In further cause for celebration, that history will soon be even more visible thanks to an image-filled, nearly 200-page book published by the Oakland press Land and Sea. The Stud Pin Archive and Ephemera 1970–1999 contains photographs, news clippings and documentation of the Stud’s pin collection (numbering over 250 pins!), lovingly documented by former bartender Chloe Miller. On Friday, Oct. 20, Et al.’s Mission Street gallery will host a launch party for the book, with music and performances befitting the eclectic, welcoming nature of the bar.
For Miller, the project came out of a desire to preserve, but also from a basic curiosity about the artist behind the pins. When Miller worked at the Stud, the pins held up pictures on a wall opposite her well, operating as thumbtacks for pieces of Stud ephemera. Most were created by longtime Stud bartender Paul “Gidget” Sinclair, who often placed a telltale lower-case “g” on his pared-down, visually arresting pin designs.
“They were hilarious,” she remembers thinking. “They’re really comical.
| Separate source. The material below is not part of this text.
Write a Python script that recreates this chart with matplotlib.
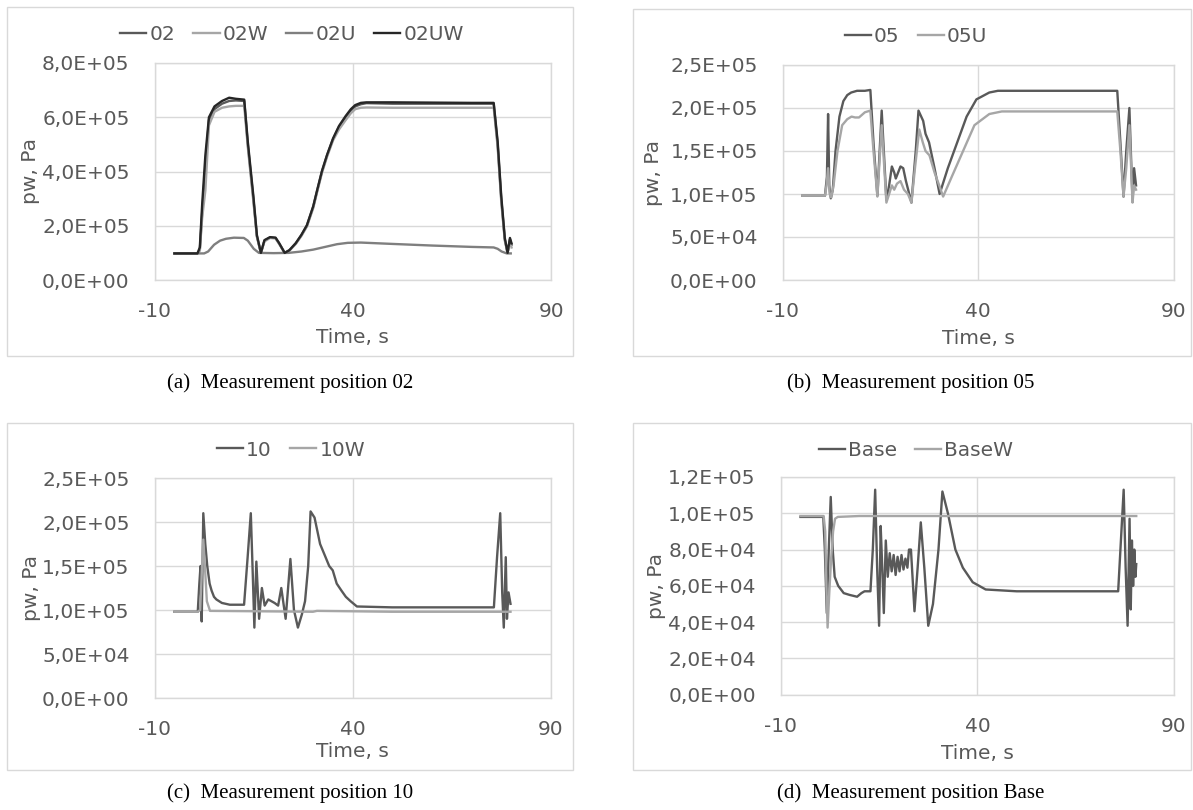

Like, whoever made them has to be such a funny person.” She tracked down Sinclair’s identity (he died from AIDS in the late 1990s) through stories in the Bay Area Reporter and by talking to former Stud bartenders.

The pins capture a real sense of the time in which they were made — and the events that were notable in the lives of Stud staff and patrons. “The pinbacks are like tiny time capsules,” Miller writes in the book’s introduction. Alongside cheeky designs made for parties and dance nights are pins that mark the Challenger disaster, the Atlanta Child Murders, 49ers games and the royal wedding of Diana and Charles.